### [OBJECTIVE]
Below are some records; quote exactly the lines from the one that contains "Convert this chart to Plotly code." through the one that contains "y_ticks = [0, 10, 20, 30, 40, 50, 60, 70]", inclusive, and no others.

### [EXERCISE INPUT]
____
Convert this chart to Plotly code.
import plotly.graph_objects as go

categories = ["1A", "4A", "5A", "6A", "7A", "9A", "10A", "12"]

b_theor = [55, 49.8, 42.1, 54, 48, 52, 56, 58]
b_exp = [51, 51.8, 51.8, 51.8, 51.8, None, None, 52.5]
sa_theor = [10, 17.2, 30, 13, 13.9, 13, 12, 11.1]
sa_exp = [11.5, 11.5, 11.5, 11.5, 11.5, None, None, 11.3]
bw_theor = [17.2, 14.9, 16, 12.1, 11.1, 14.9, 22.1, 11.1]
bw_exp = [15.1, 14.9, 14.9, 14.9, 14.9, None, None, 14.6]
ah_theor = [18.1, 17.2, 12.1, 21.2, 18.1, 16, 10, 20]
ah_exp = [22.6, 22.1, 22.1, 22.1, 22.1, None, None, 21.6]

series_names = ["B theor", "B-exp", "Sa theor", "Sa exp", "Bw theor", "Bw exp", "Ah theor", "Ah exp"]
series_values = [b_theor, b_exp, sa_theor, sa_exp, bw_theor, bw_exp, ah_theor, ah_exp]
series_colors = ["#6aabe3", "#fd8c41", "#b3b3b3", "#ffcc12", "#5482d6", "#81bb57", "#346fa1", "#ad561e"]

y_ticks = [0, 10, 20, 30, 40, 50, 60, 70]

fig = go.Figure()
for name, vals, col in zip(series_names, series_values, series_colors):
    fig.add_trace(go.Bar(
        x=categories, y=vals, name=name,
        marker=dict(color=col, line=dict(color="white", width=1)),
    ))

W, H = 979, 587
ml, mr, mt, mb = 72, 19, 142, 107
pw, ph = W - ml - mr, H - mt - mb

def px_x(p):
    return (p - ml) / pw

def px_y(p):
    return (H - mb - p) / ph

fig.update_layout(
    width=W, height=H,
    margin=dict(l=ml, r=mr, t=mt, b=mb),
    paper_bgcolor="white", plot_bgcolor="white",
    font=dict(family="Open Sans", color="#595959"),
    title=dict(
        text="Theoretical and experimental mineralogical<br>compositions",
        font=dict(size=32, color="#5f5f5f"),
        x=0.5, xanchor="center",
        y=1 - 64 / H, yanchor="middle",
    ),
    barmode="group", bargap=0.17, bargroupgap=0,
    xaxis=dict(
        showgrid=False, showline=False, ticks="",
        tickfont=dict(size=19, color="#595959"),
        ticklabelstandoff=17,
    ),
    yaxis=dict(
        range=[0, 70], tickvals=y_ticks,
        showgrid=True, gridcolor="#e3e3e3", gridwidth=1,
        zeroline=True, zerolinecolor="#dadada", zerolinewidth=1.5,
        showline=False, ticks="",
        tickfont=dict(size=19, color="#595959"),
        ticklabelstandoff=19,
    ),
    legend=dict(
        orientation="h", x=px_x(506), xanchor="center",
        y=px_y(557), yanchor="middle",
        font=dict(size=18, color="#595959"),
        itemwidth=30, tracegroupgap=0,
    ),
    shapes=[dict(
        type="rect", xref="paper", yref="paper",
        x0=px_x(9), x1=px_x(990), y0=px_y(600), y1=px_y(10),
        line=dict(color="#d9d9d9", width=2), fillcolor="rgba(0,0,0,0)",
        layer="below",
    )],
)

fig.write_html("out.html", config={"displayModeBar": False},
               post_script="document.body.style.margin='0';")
____
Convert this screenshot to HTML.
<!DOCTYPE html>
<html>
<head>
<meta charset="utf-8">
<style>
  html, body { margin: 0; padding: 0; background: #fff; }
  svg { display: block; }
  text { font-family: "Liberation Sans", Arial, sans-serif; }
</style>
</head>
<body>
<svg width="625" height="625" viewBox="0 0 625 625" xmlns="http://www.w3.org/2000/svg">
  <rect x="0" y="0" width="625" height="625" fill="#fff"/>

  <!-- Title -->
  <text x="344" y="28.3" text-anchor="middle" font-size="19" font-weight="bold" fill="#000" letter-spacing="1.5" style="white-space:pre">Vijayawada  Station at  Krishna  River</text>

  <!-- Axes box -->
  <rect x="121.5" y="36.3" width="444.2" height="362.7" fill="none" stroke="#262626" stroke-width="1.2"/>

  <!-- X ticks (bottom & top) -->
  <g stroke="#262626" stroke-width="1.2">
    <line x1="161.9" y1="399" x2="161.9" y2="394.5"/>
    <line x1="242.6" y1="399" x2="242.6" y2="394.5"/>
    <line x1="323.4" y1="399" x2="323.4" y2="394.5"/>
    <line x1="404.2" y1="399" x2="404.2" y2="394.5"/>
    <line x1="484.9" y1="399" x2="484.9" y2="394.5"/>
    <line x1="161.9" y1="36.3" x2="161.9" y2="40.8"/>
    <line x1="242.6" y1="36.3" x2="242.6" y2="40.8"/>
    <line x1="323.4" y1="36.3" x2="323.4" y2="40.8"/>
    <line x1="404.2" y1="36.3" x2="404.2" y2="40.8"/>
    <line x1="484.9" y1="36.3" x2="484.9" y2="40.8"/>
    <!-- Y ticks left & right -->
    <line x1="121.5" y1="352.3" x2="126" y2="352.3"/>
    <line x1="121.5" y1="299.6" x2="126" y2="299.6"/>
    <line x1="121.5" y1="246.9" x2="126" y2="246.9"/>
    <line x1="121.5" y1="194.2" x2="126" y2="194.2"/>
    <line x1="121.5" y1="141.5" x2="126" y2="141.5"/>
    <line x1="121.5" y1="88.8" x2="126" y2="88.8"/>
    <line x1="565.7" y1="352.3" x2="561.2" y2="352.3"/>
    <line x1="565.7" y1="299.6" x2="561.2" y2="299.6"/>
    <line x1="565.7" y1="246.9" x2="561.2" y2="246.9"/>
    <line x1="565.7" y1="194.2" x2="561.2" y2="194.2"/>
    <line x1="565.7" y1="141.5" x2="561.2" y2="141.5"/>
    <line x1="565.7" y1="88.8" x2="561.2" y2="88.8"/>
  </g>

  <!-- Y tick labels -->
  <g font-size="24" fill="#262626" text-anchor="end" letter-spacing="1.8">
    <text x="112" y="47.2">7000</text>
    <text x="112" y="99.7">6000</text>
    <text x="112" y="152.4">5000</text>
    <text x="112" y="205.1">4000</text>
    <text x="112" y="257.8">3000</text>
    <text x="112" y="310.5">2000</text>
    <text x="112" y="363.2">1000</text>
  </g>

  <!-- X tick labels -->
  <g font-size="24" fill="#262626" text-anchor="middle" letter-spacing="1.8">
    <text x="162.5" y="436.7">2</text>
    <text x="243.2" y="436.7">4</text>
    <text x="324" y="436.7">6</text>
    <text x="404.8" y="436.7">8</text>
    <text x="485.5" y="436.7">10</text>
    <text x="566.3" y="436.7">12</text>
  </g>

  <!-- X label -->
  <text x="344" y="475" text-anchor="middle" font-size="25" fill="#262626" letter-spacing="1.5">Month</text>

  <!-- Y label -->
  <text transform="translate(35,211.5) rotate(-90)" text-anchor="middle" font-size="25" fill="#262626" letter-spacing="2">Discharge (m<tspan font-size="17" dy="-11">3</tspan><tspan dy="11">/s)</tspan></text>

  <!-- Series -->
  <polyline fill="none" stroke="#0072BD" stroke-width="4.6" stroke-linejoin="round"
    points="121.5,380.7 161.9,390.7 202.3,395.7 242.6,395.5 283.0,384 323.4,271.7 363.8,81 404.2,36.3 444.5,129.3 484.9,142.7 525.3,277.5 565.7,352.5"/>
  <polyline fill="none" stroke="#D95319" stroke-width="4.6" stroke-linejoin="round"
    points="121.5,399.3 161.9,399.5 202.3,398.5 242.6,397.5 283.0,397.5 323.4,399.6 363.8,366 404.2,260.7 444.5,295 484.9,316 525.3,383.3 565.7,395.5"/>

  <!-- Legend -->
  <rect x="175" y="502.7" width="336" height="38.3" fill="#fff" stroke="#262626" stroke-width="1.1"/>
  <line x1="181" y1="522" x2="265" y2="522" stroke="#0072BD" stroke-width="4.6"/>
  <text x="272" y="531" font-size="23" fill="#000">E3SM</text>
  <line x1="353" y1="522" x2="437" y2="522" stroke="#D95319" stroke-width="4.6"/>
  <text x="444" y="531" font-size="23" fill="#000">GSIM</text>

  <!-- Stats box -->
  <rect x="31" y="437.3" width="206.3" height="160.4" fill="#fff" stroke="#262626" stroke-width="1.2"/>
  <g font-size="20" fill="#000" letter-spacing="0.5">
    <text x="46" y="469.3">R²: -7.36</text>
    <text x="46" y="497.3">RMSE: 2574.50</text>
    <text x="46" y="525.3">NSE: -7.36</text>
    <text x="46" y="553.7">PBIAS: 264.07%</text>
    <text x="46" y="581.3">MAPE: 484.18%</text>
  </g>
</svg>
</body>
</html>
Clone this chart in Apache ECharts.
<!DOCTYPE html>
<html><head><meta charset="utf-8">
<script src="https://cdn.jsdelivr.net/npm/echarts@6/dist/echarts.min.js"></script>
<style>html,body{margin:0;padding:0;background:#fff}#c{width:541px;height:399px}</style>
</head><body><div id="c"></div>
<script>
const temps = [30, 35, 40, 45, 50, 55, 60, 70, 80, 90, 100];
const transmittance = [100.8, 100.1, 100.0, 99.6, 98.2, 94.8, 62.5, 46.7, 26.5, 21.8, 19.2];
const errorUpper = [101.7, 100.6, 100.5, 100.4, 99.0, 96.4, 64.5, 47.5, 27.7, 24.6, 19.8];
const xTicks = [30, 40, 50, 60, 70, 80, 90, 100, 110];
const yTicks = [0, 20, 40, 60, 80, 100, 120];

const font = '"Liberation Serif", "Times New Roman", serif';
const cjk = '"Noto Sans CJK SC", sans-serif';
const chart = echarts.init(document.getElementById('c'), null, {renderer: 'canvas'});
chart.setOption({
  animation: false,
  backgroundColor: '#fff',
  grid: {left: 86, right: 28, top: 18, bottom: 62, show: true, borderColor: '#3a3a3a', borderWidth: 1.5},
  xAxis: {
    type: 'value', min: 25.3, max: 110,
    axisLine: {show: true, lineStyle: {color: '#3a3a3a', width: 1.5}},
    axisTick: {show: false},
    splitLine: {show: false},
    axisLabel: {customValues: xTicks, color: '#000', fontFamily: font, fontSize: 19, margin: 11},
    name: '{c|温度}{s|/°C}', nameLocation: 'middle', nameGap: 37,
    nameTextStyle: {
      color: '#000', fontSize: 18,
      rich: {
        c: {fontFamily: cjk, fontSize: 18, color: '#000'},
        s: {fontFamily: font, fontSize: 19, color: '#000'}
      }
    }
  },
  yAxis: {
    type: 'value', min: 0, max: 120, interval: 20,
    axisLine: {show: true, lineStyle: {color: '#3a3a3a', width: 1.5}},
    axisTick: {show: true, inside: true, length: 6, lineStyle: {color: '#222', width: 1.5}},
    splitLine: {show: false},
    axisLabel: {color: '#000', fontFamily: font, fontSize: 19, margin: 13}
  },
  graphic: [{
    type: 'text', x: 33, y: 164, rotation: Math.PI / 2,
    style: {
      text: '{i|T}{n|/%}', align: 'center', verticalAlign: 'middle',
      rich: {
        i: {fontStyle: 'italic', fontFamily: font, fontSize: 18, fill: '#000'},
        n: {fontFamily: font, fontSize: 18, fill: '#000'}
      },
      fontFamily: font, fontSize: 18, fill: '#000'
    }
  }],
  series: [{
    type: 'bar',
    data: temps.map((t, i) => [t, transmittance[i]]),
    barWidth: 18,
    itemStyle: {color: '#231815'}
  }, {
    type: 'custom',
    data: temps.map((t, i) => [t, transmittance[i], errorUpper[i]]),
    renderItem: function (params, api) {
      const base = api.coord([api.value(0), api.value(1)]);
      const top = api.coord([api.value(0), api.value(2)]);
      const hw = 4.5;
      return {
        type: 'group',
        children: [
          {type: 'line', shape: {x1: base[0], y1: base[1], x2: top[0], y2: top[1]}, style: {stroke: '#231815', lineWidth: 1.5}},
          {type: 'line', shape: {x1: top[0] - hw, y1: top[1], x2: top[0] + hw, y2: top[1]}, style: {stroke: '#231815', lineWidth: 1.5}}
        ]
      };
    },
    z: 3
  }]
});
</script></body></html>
____
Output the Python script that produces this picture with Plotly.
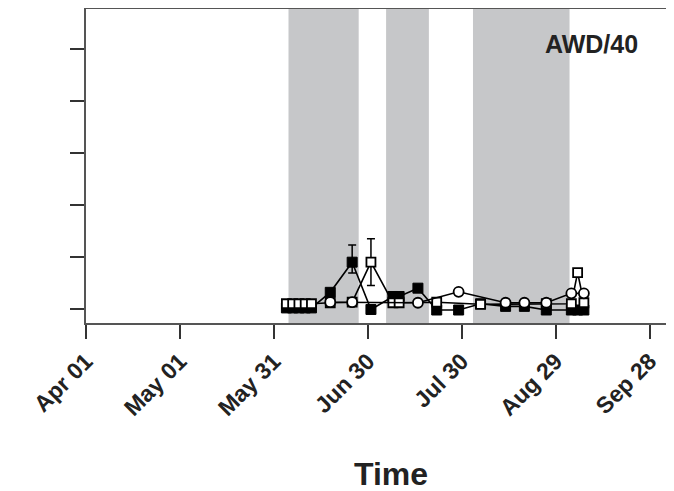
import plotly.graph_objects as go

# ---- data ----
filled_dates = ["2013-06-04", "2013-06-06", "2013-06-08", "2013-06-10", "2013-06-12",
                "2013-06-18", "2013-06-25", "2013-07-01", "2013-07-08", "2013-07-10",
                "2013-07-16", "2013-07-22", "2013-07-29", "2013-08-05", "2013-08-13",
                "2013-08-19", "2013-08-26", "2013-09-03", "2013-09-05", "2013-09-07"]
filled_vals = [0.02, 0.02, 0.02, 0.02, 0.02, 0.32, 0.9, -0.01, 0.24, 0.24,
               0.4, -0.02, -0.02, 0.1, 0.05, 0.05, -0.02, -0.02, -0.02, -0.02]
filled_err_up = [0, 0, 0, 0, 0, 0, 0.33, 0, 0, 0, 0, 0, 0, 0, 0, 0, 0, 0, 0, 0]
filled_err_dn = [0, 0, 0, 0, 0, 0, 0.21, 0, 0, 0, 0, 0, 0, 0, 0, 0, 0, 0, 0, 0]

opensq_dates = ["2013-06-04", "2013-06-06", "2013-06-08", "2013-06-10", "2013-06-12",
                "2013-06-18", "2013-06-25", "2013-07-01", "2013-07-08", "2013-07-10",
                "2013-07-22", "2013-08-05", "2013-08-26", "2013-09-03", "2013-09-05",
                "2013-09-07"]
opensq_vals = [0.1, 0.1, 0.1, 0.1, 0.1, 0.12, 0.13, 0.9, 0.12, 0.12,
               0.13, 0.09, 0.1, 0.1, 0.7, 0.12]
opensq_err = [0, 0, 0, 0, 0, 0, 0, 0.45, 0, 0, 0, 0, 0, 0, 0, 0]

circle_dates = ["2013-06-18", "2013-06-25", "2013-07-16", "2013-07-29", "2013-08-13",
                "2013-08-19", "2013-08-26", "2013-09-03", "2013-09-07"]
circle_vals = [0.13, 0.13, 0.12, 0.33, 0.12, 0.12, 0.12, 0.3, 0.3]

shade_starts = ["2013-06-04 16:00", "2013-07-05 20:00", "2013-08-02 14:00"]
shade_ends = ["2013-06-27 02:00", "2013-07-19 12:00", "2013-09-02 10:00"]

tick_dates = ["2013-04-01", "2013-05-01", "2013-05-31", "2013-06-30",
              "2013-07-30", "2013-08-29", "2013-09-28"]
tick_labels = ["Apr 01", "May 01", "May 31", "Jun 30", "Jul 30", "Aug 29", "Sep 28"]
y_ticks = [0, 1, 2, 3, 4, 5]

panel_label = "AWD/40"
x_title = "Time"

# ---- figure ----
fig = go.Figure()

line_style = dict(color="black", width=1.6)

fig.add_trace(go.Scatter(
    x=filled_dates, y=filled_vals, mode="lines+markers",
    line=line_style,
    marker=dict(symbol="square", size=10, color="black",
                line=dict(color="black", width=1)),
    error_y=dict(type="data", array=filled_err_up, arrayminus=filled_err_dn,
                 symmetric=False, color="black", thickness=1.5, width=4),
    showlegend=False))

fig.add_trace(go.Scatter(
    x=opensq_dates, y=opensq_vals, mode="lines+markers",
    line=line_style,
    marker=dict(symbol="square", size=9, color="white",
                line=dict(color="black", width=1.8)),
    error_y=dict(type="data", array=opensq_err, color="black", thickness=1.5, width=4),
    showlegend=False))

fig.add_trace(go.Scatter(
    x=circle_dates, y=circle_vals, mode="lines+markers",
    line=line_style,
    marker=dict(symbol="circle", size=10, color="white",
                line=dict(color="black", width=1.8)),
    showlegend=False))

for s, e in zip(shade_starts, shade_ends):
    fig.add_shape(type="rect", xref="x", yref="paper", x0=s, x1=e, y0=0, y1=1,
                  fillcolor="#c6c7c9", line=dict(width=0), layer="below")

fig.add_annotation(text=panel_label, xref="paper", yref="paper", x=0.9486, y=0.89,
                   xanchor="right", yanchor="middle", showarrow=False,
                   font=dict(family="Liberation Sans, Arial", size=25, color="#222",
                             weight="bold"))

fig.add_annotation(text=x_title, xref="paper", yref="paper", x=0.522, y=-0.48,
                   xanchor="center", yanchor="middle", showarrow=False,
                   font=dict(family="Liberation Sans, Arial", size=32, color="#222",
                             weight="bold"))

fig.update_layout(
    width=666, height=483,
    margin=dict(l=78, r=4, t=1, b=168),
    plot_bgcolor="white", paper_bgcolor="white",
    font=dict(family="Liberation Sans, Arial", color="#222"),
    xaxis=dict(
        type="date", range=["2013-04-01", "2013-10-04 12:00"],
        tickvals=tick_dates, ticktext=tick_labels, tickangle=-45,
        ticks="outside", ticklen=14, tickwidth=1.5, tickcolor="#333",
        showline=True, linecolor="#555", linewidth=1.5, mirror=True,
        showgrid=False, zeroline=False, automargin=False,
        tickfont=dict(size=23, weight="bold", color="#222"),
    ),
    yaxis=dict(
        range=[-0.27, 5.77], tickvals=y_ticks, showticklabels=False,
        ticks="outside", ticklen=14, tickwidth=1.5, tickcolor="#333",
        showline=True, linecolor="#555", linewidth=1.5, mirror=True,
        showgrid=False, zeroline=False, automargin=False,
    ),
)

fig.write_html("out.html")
____
### [EXERCISE SOLUTION]
Convert this chart to Plotly code.
import plotly.graph_objects as go

categories = ["1A", "4A", "5A", "6A", "7A", "9A", "10A", "12"]

b_theor = [55, 49.8, 42.1, 54, 48, 52, 56, 58]
b_exp = [51, 51.8, 51.8, 51.8, 51.8, None, None, 52.5]
sa_theor = [10, 17.2, 30, 13, 13.9, 13, 12, 11.1]
sa_exp = [11.5, 11.5, 11.5, 11.5, 11.5, None, None, 11.3]
bw_theor = [17.2, 14.9, 16, 12.1, 11.1, 14.9, 22.1, 11.1]
bw_exp = [15.1, 14.9, 14.9, 14.9, 14.9, None, None, 14.6]
ah_theor = [18.1, 17.2, 12.1, 21.2, 18.1, 16, 10, 20]
ah_exp = [22.6, 22.1, 22.1, 22.1, 22.1, None, None, 21.6]

series_names = ["B theor", "B-exp", "Sa theor", "Sa exp", "Bw theor", "Bw exp", "Ah theor", "Ah exp"]
series_values = [b_theor, b_exp, sa_theor, sa_exp, bw_theor, bw_exp, ah_theor, ah_exp]
series_colors = ["#6aabe3", "#fd8c41", "#b3b3b3", "#ffcc12", "#5482d6", "#81bb57", "#346fa1", "#ad561e"]

y_ticks = [0, 10, 20, 30, 40, 50, 60, 70]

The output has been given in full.